* _WORK TO BE COMPLETED_: Please print exactly the lines below, from the start of the material up to and including the line with "weeks TAM +", but none of the pictures.

[Start INFORMATION SUPPLIED]

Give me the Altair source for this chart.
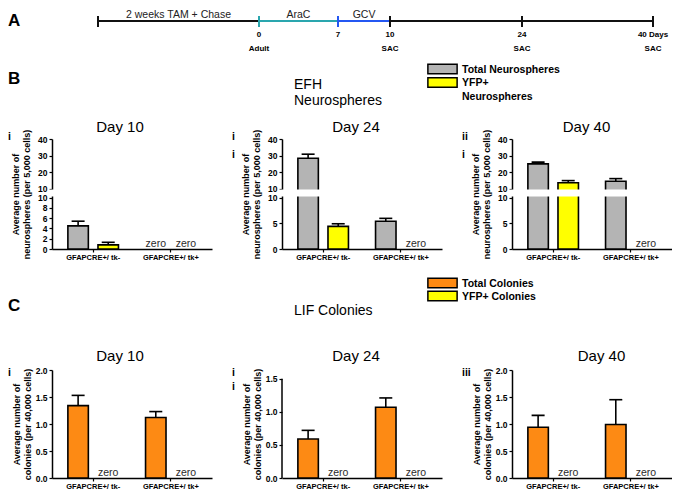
import altair as alt
import pandas as pd

FONT = "Liberation Sans"

# ---------------- A : timeline ----------------
tl_domain_days = [-14, 0, 7, 10, 24, 40]
tl_range_px = [46, 207, 286, 338, 470, 601]
tl_seg_start = [-14, 0, 7, 10]
tl_seg_end = [0, 7, 10, 40]
tl_seg_colors = ["#111111", "#2aa6ae", "#2457f2", "#111111"]
tl_tick_days = [-14, 0, 7, 10, 24, 40]
tl_tick_colors = ["#111111", "#2aa6ae", "#2457f2", "#111111", "#111111", "#111111"]
tl_num_days = [0, 7, 10, 24, 40]
tl_num_labels = ["0", "7", "10", "24", "40 Days"]
tl_sub_days = [0, 10, 24, 40]
tl_sub_labels = ["Adult", "SAC", "SAC", "SAC"]
tl_phase_days = [-7, 3.5, 8.5]
tl_phase_labels = ["2 weeks TAM +  Chase", "AraC", "GCV"]

# ---------------- shared ----------------
groups = ["GFAPCRE+/ tk-", "GFAPCRE+/ tk+"]
series_keys = ["Total", "YFP+"]
panel_titles = ["Day 10", "Day 24", "Day 40"]

# ---------------- B : EFH neurospheres ----------------
neuro_colors = ["#b4b4b4", "#ffff00"]
neuro_legend_labels = ["Total Neurospheres", "YFP+\nNeurospheres"]
neuro_header = "EFH\nNeurospheres"
neuro_ytitle = ["Average number of", "neurospheres (per 5,000 cells)"]
neuro_tags = ["i", "i\ni", "ii\ni"]
# order: tk- total, tk- YFP+, tk+ total, tk+ YFP+
neuro_d10_mean = [4.5, 0.8, 0.0, 0.0]
neuro_d10_upper = [5.4, 1.3, 0.0, 0.0]
neuro_d24_mean = [28.3, 4.4, 5.4, 0.0]
neuro_d24_upper = [30.8, 4.9, 5.95, 0.0]
neuro_d40_mean = [24.9, 13.5, 14.4, 0.0]
neuro_d40_upper = [26.0, 14.8, 16.0, 0.0]
neuro_lower_ticks_d10 = [0, 2, 4, 6, 8, 10]
neuro_lower_ticks = [0, 5, 10]
neuro_upper_ticks = [10.01, 20, 30, 40]
neuro_break_domain = [0, 10, 10.01, 40]
gap_low, gap_high = 10.001, 10.009

# ---------------- C : LIF colonies ----------------
lif_colors = ["#fd8a14", "#ffff00"]
lif_legend_labels = ["Total Colonies", "YFP+ Colonies"]
lif_header = "LIF Colonies"
lif_ytitle = ["Average number of", "colonies (per 40,000 cells)"]
lif_tags = ["i", "i\ni", "iii"]
lif_d10_mean = [1.34, 0.0, 1.12, 0.0]
lif_d10_upper = [1.53, 0.0, 1.23, 0.0]
lif_d24_mean = [0.59, 0.0, 1.07, 0.0]
lif_d24_upper = [0.72, 0.0, 1.21, 0.0]
lif_d40_mean = [0.94, 0.0, 0.99, 0.0]
lif_d40_upper = [1.16, 0.0, 1.45, 0.0]
lif_ticks_2 = [0, 0.5, 1.0, 1.5, 2.0]
lif_ticks_15 = [0, 0.5, 1.0, 1.5]
lif_axis_max_15 = 1.5

W = 160
B_H = 110
C_H = 108


def tl_x(field):
    return alt.X(field, type="quantitative",
                 scale=alt.Scale(domain=tl_domain_days, range=tl_range_px), axis=None)


def text_chart(t, **kw):
    return alt.Chart(pd.DataFrame({"t": [t]})).mark_text(font=FONT, color="black", **kw)


# ---------- row A ----------
seg_df = pd.DataFrame({"start": tl_seg_start, "end": tl_seg_end, "color": tl_seg_colors})
tick_df = pd.DataFrame({"day": tl_tick_days, "color": tl_tick_colors})
num_df = pd.DataFrame({"day": tl_num_days, "label": tl_num_labels})
sub_df = pd.DataFrame({"day": tl_sub_days, "label": tl_sub_labels})
phase_df = pd.DataFrame({"day": tl_phase_days, "label": tl_phase_labels})

segs = alt.Chart(seg_df).mark_rule(strokeWidth=2.2).encode(
    x=tl_x("start"), x2="end:Q", y=alt.value(13), color=alt.Color("color:N", scale=None))
tticks = alt.Chart(tick_df).mark_rule(strokeWidth=2).encode(
    x=tl_x("day"), y=alt.value(8), y2=alt.value(19), color=alt.Color("color:N", scale=None))
nums = alt.Chart(num_df).mark_text(font=FONT, fontSize=8, fontWeight="bold", baseline="middle", color="black").encode(
    x=tl_x("day"), y=alt.value(27), text="label:N")
subs = alt.Chart(sub_df).mark_text(font=FONT, fontSize=8, fontWeight="bold", baseline="middle", color="black").encode(
    x=tl_x("day"), y=alt.value(41), text="label:N")
phases = alt.Chart(phase_df).mark_text(font=FONT, fontSize=10.5, baseline="alphabetic", color="#222222").encode(
    x=tl_x("day"), y=alt.value(9.5), text="label:N")
letterA = text_chart("A", fontSize=17, fontWeight="bold", align="left", baseline="middle").encode(
    text="t:N", x=alt.value(-44), y=alt.value(12.5))
rowA = alt.layer(segs, tticks, nums, subs, phases, letterA).properties(width=601, height=46)


# ---------- header rows ----------
def header(letter, letter_y, title, title_y, leg_labels, leg_colors, leg_range, height):
    leg_df = pd.DataFrame({"label": leg_labels, "color": leg_colors})
    leg_y = alt.Y("label:N", sort=leg_labels,
                  scale=alt.Scale(type="point", domain=leg_labels, range=leg_range, padding=0), axis=None)
    lt = text_chart(letter, fontSize=17, fontWeight="bold", align="left", baseline="middle").encode(
        text="t:N", x=alt.value(-44), y=alt.value(letter_y))
    tt = text_chart(title, fontSize=14, align="left", baseline="alphabetic", lineBreak="\n", lineHeight=16).encode(
        text="t:N", x=alt.value(242), y=alt.value(title_y))
    sw = alt.Chart(leg_df).mark_point(shape="M-1.5,-0.5H1.5V0.5H-1.5Z", size=380, filled=True, opacity=1,
                                      stroke="black", strokeWidth=1.5).encode(
        x=alt.value(390.5), y=leg_y, fill=alt.Fill("color:N", scale=None))
    lab = alt.Chart(leg_df).mark_text(font=FONT, fontSize=10.5, fontWeight="bold", align="left", baseline="alphabetic",
                                      dy=3.8, lineBreak="\n", lineHeight=14, color="black").encode(
        x=alt.value(410), y=leg_y, text="label:N")
    return alt.layer(lt, tt, sw, lab).properties(width=520, height=height)


headB = header("B", 24.5, neuro_header, 35, neuro_legend_labels, neuro_colors, [15, 28.5], 66)
headC = header("C", 45, lif_header, 53.5, lif_legend_labels, lif_colors, [22, 35], 88)


# ---------- panels ----------
def make_df(mean, upper, colors):
    return pd.DataFrame({
        "group": [groups[0], groups[0], groups[1], groups[1]],
        "series": [series_keys[0], series_keys[1], series_keys[0], series_keys[1]],
        "color": [colors[0], colors[1], colors[0], colors[1]],
        "mean": mean, "upper": upper})


def panel(df, title, title_x, title_y, height, ydomain, yrange, yvalues, label_expr, ytitle,
          title_pad, tag, tag_x, tag_y, tag_lh, broken=False, axis_top=None):
    xdef = alt.X("group:N", sort=groups,
                 scale=alt.Scale(domain=groups, paddingInner=0, paddingOuter=0.03),
                 axis=alt.Axis(title=None, labelAngle=0, labelFontSize=7.5, labelFontWeight="bold",
                               tickSize=3, labelPadding=1, domainWidth=1.5, tickWidth=1.2))
    xo = alt.XOffset("series:N", sort=series_keys,
                     scale=alt.Scale(domain=series_keys, paddingInner=0.32, paddingOuter=0.45))
    yaxis = alt.Axis(values=yvalues, title=ytitle, labelExpr=label_expr, labelOverlap=False,
                     tickSize=3, labelPadding=2, titlePadding=title_pad, labelFontSize=8.5,
                     labelFontWeight="bold", titleFontSize=9, titleFontWeight="bold",
                     titleLineHeight=11, domainWidth=1.5, tickWidth=1.2,
                     domain=(axis_top is None))
    yscale = alt.Scale(domain=ydomain, range=yrange, nice=False)

    def ydef(f):
        return alt.Y(f, type="quantitative", scale=yscale, axis=yaxis)

    nz = alt.Chart(df).transform_filter("datum.mean > 0")
    bars = nz.mark_bar(stroke="black", strokeWidth=1.6).encode(
        x=xdef, xOffset=xo, y=ydef("mean"), fill=alt.Fill("color:N", scale=None))
    stems = nz.mark_rule(color="black", strokeWidth=1.6).encode(
        x=xdef, xOffset=xo, y=ydef("mean"), y2="upper:Q")
    caps = nz.mark_tick(color="black", size=13, thickness=1.6, opacity=1).encode(
        x=xdef, xOffset=xo, y=ydef("upper"))
    zeros = alt.Chart(df).transform_filter("datum.mean == 0").mark_text(
        text="zero", font=FONT, fontSize=10.5, color="#2a2a2a", baseline="bottom", dy=-0.5).encode(
        x=xdef, xOffset=xo, y=ydef("mean"))
    layers = [bars, stems, caps, zeros]
    if axis_top is not None:
        ax_df = pd.DataFrame({"mean": [0.0], "upper": [axis_top]})
        layers.append(alt.Chart(ax_df).mark_rule(color="black", strokeWidth=1.5).encode(
            x=alt.value(0), y=ydef("mean"), y2="upper:Q"))
    if broken:
        gap_df = pd.DataFrame({"mean": [gap_low], "upper": [gap_high]})
        layers.append(alt.Chart(gap_df).mark_rect(color="white").encode(
            x=alt.value(-3), x2=alt.value(W), y=ydef("mean"), y2="upper:Q"))
    layers.append(text_chart(tag, fontSize=10.5, fontWeight="bold", align="left", baseline="top",
                             lineBreak="\n", lineHeight=tag_lh).encode(
        text="t:N", x=alt.value(tag_x), y=alt.value(tag_y)))
    layers.append(text_chart(title, fontSize=15, align="center", baseline="alphabetic").encode(
        text="t:N", x=alt.value(title_x), y=alt.value(title_y)))
    return alt.layer(*layers).properties(width=W, height=height)


b_range = [B_H, 58.5, 49.5, 0]
b_expr = "format(round(datum.value), 'd')"
pB10 = panel(make_df(neuro_d10_mean, neuro_d10_upper, neuro_colors), panel_titles[0], 68, -7, B_H,
             neuro_break_domain, b_range, neuro_lower_ticks_d10 + neuro_upper_ticks, b_expr, neuro_ytitle,
             6, neuro_tags[0], -44, -7.5, 18, broken=True)
pB24 = panel(make_df(neuro_d24_mean, neuro_d24_upper, neuro_colors), panel_titles[1], 74, -7, B_H,
             neuro_break_domain, b_range, neuro_lower_ticks + neuro_upper_ticks, b_expr, neuro_ytitle,
             6, neuro_tags[1], -50, -7.5, 18, broken=True)
pB40 = panel(make_df(neuro_d40_mean, neuro_d40_upper, neuro_colors), panel_titles[2], 74.5, -7, B_H,
             neuro_break_domain, b_range, neuro_lower_ticks + neuro_upper_ticks, b_expr, neuro_ytitle,
             6, neuro_tags[2], -50, -7.5, 18, broken=True)
rowB = alt.hconcat(pB10, pB24, pB40, spacing=20)

c_expr = "format(datum.value, '.1f')"
c24_top = 1.632
pC10 = panel(make_df(lif_d10_mean, lif_d10_upper, lif_colors), panel_titles[0], 68, -9, C_H,
             [0, 2], [C_H, 0], lif_ticks_2, c_expr, lif_ytitle, 3, lif_tags[0], -44, -2.5, 14)
pC24 = panel(make_df(lif_d24_mean, lif_d24_upper, lif_colors), panel_titles[1], 74, -9, C_H,
             [0, c24_top], [C_H, 0], lif_ticks_15, c_expr, lif_ytitle, 3, lif_tags[1], -50, -2.5, 14,
             axis_top=lif_axis_max_15)
pC40 = panel(make_df(lif_d40_mean, lif_d40_upper, lif_colors), panel_titles[2], 89.5, -9, C_H,
             [0, 2], [C_H, 0], lif_ticks_2, c_expr, lif_ytitle, 3, lif_tags[2], -50, -2.5, 14)
rowC = alt.hconcat(pC10, pC24, pC40, spacing=20)

chart = alt.vconcat(rowA, headB, rowB, headC, rowC, spacing=0, padding=0).configure(
    font=FONT
).configure_view(strokeWidth=0).configure_axis(
    labelFont=FONT, titleFont=FONT, labelColor="black", titleColor="black",
    domainColor="black", tickColor="black", grid=False
)

chart.save("out.html", embed_options={"renderer": "svg", "actions": False})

[End INFORMATION SUPPLIED]

* _FINAL RESULT_:
Give me the Altair source for this chart.
import altair as alt
import pandas as pd

FONT = "Liberation Sans"

# ---------------- A : timeline ----------------
tl_domain_days = [-14, 0, 7, 10, 24, 40]
tl_range_px = [46, 207, 286, 338, 470, 601]
tl_seg_start = [-14, 0, 7, 10]
tl_seg_end = [0, 7, 10, 40]
tl_seg_colors = ["#111111", "#2aa6ae", "#2457f2", "#111111"]
tl_tick_days = [-14, 0, 7, 10, 24, 40]
tl_tick_colors = ["#111111", "#2aa6ae", "#2457f2", "#111111", "#111111", "#111111"]
tl_num_days = [0, 7, 10, 24, 40]
tl_num_labels = ["0", "7", "10", "24", "40 Days"]
tl_sub_days = [0, 10, 24, 40]
tl_sub_labels = ["Adult", "SAC", "SAC", "SAC"]
tl_phase_days = [-7, 3.5, 8.5]
tl_phase_labels = ["2 weeks TAM +  Chase", "AraC", "GCV"]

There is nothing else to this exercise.